I realized a couple of things over Winter Break. First, I realized this is my last semester of college (hopefully ever). It’s not as though I haven’t known for some time the Spring 2012 semester would be my final semester or that I will be graduating in May.
It became much less abstract and much more real to me, however, while home on break. At all of the family holiday functions or when I would run into a family friend, everyone asked me about my senior year in college. The popular question was, “Are you excited to be graduating?”
It’s a simple question, right? To be honest, I really don’t know how I feel about this being my last semester. (This is the second thing I‘ve realized.) When the idea of leaving my bubble that is John Carroll was an abstract thought – something that would eventually happen someday – it was exciting.
It became more real and a little scarier as I was buying my last set of books and unpacking from winter break for the last time. It became scarier because immediately after asking if I’m excited to be graduating, everyone asks, “So what are you doing after you graduate?”

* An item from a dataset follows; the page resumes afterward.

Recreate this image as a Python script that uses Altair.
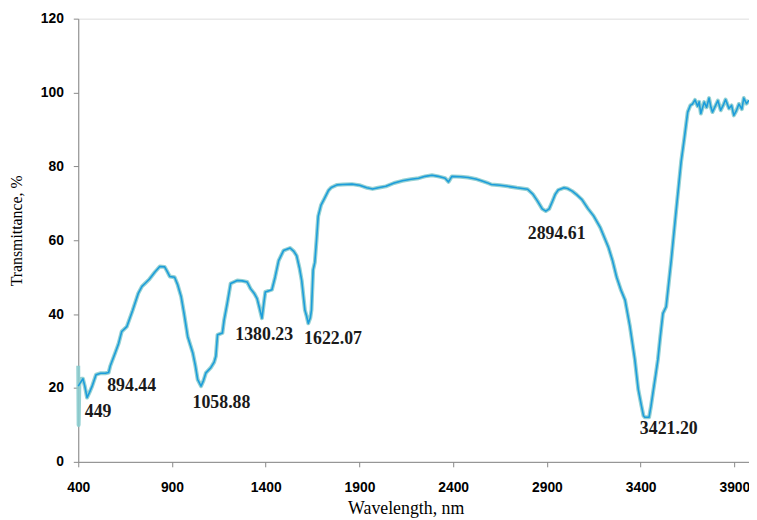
import altair as alt
import pandas as pd

# Main spectrum (blue trace)
wav = [400, 410, 425, 435, 447, 460, 474, 495, 520, 545, 562, 571, 597, 615, 632, 659, 690, 720, 740, 756,
       780, 809, 835, 861, 875, 888, 914, 930, 949, 965, 984, 1011, 1025, 1037, 1055, 1068, 1081, 1107, 1125, 1134,
       1143, 1169, 1178, 1195, 1213, 1248, 1275, 1301, 1319, 1340, 1354, 1365, 1380, 1390, 1398, 1433, 1450, 1469, 1495, 1530,
       1550, 1565, 1580, 1592, 1609, 1618, 1627, 1638, 1644, 1653, 1662, 1671, 1680, 1695, 1715, 1735, 1750, 1780, 1812, 1860,
       1900, 1940, 1970, 2000, 2041, 2085, 2129, 2175, 2216, 2250, 2287, 2320, 2357, 2375, 2393, 2440, 2480, 2520, 2551, 2580,
       2604, 2650, 2691, 2740, 2797, 2825, 2850, 2875, 2894, 2912, 2929, 2945, 2960, 2991, 3010, 3035, 3060, 3087, 3120, 3149,
       3185, 3228, 3250, 3272, 3295, 3317, 3343, 3369, 3387, 3404, 3415, 3422, 3445, 3455, 3466, 3480, 3492, 3505, 3519, 3536,
       3550, 3563, 3589, 3616, 3633, 3651, 3665, 3677, 3690, 3704, 3712, 3721, 3739, 3752, 3765, 3775, 3783, 3800, 3812, 3827,
       3840, 3853, 3871, 3885, 3897, 3910, 3924, 3940, 3950, 3965, 3978]
trans = [20.5, 21.3, 22.5, 20.5, 17.4, 18.8, 20.5, 23.6, 24.0, 24.0, 24.2, 26.0, 29.5, 32.0, 35.3, 36.6, 41.0, 45.6, 47.5, 48.3,
         49.5, 51.4, 52.9, 52.8, 51.5, 50.2, 50.0, 48.0, 44.7, 40.0, 33.9, 29.5, 26.0, 22.3, 20.5, 22.0, 24.1, 25.5, 27.0, 28.6,
         34.4, 34.9, 38.4, 43.0, 48.3, 49.1, 49.0, 48.7, 46.9, 45.5, 44.2, 42.0, 38.9, 43.0, 46.0, 46.6, 50.0, 54.5, 57.2, 57.9,
         57.0, 55.8, 52.5, 49.1, 41.1, 39.5, 37.5, 39.0, 41.1, 52.0, 54.0, 60.0, 66.5, 69.5, 71.5, 73.5, 74.3, 75.0, 75.1, 75.2,
         74.9, 74.2, 73.9, 74.2, 74.6, 75.5, 76.1, 76.5, 76.8, 77.3, 77.6, 77.3, 76.8, 75.8, 77.3, 77.2, 77.0, 76.6, 76.1, 75.6,
         75.1, 74.9, 74.6, 74.2, 73.8, 72.5, 70.6, 68.5, 67.9, 68.5, 70.5, 72.5, 73.6, 74.2, 74.0, 73.3, 72.3, 71.0, 68.5, 66.6,
         63.4, 58.1, 54.5, 50.0, 46.5, 43.8, 36.6, 27.7, 19.7, 15.2, 12.5, 12.1, 12.1, 15.0, 18.8, 23.5, 27.7, 34.0, 40.2, 42.0,
         48.5, 54.5, 67.9, 81.3, 87.6, 94.7, 96.5, 96.9, 98.0, 96.3, 97.5, 94.3, 97.4, 96.0, 98.5, 96.0, 94.7, 96.5, 97.8, 95.2,
         96.5, 98.1, 95.7, 96.5, 93.8, 95.0, 96.9, 95.5, 98.5, 97.0, 97.9]

# Shadow trace (light teal) start segment, then follows the main trace
shadow_head_wav = [400, 402, 406, 412, 418]
shadow_head_trans = [26.0, 10.0, 21.0, 22.0, 22.5]

# Peak annotations
peak_labels = ["449", "894.44", "1058.88", "1380.23", "1622.07", "2894.61", "3421.20"]
peak_x = [506, 685, 1164, 1392, 1759, 2952, 3550]
peak_y = [13.6, 20.6, 15.9, 34.4, 33.2, 61.8, 8.9]

x_ticks = [400, 900, 1400, 1900, 2400, 2900, 3400, 3900]
y_ticks = [0, 20, 40, 60, 80, 100, 120]

main_df = pd.DataFrame({"wav": wav, "trans": trans, "order": list(range(len(wav)))})
sh_w = shadow_head_wav + [w for w in wav if w > 418]
sh_t = shadow_head_trans + [t for w, t in zip(wav, trans) if w > 418]
shadow_df = pd.DataFrame({"wav": sh_w, "trans": sh_t, "order": list(range(len(sh_w)))})
ann_df = pd.DataFrame({"label": peak_labels, "wav": peak_x, "trans": peak_y})

xscale = alt.Scale(domain=[400, 3978], nice=False, zero=False)
yscale = alt.Scale(domain=[0, 120], nice=False)

xaxis = alt.Axis(values=x_ticks, format="d", grid=False, labelFont="Liberation Sans", labelFontWeight="bold",
                 labelFontSize=14, labelColor="#000000", labelPadding=14, tickSize=5,
                 tickColor="#888888", domainColor="#888888", labelFlush=False,
                 title="Wavelength, nm", titleFont="Liberation Serif", titleFontWeight="normal",
                 titleFontSize=18, titleColor="#000000", titleX=331, titleY=52,
                 titleAlign="center", titleBaseline="alphabetic", titleAnchor="start")
yaxis = alt.Axis(values=y_ticks, format="d", grid=False, labelFont="Liberation Sans", labelFontWeight="bold",
                 labelFontSize=14, labelColor="#000000", labelPadding=10, tickSize=5,
                 tickColor="#888888", domainColor="#888888",
                 title="Transmittance, %", titleFont="Liberation Serif", titleFontWeight="normal",
                 titleFontSize=16, titleColor="#000000", titleX=-62, titleY=214, titleAngle=-90,
                 titleAlign="center", titleBaseline="middle", titleAnchor="start")

shadow = alt.Chart(shadow_df).mark_line(color="#8accce", strokeWidth=4, opacity=0.9, strokeJoin="round").encode(
    x=alt.X("wav:Q", scale=xscale, axis=xaxis),
    y=alt.Y("trans:Q", scale=yscale, axis=yaxis),
    order="order:Q",
)
line = alt.Chart(main_df).mark_line(color="#1c9ddb", strokeWidth=1.6, strokeJoin="round").encode(
    x=alt.X("wav:Q", scale=xscale),
    y=alt.Y("trans:Q", scale=yscale),
    order="order:Q",
)
ann = alt.Chart(ann_df).mark_text(font="Liberation Serif", fontWeight="bold", fontSize=18,
                                  color="#1a1a1a", align="center", baseline="middle").encode(
    x=alt.X("wav:Q", scale=xscale),
    y=alt.Y("trans:Q", scale=yscale),
    text="label:N",
)

chart = alt.layer(shadow, line, ann).properties(
    width=678, height=448,
    padding={"left": 71, "top": 8, "right": 0, "bottom": 56},
    autosize=alt.AutoSizeParams(type="none"),
).configure_view(stroke=None).configure(background="white")

chart.save("out.html", embed_options={"renderer": "svg", "actions": False})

My answer may be the same as many of my fellow seniors: not a clue. It’s this unknown that scares me most. I have no idea what I will be doing after May or where I will be. I’m someone who likes to have a plan. Although I’m good about adapting to last-minute changes, new environments and new personalities (at least I think so), I like to have some sort of idea about what I’m doing.
I do know a few things I won’t be doing. I began applying for jobs over break and have already received my first rejection. Oh, well. It was a long-shot job anyway but it confirms my fears that it will not be an easy task finding a job I like. My parents keep reminding me that I won’t get my dream job right away (which I know), but I would like to find something that at least interests and stimulates me.
I also know I won’t be attending graduate or law school (at least not now). Post-graduate education is something I could accomplish and would squelch this fear of the unknown after graduation. Although school is something I do fairly well, I have a feeling similar to the one I had at the end of high school: I’m ready to move on to something new and different.
In fact, this is exactly how I felt toward the end of my senior year of high school. I was afraid because I didn’t know exactly what my life would be like next, but I was excited for the adventure. So while I will most likely feel anxious for the rest of the semester, I’ve decided to embrace the adventure and the challenge that the “unknown” presents. I could be doing anything after graduation.
Who knows where I’ll be next fall? I may be somewhere awesome. I may be on my parents’ couch. Now, isn’t that exciting?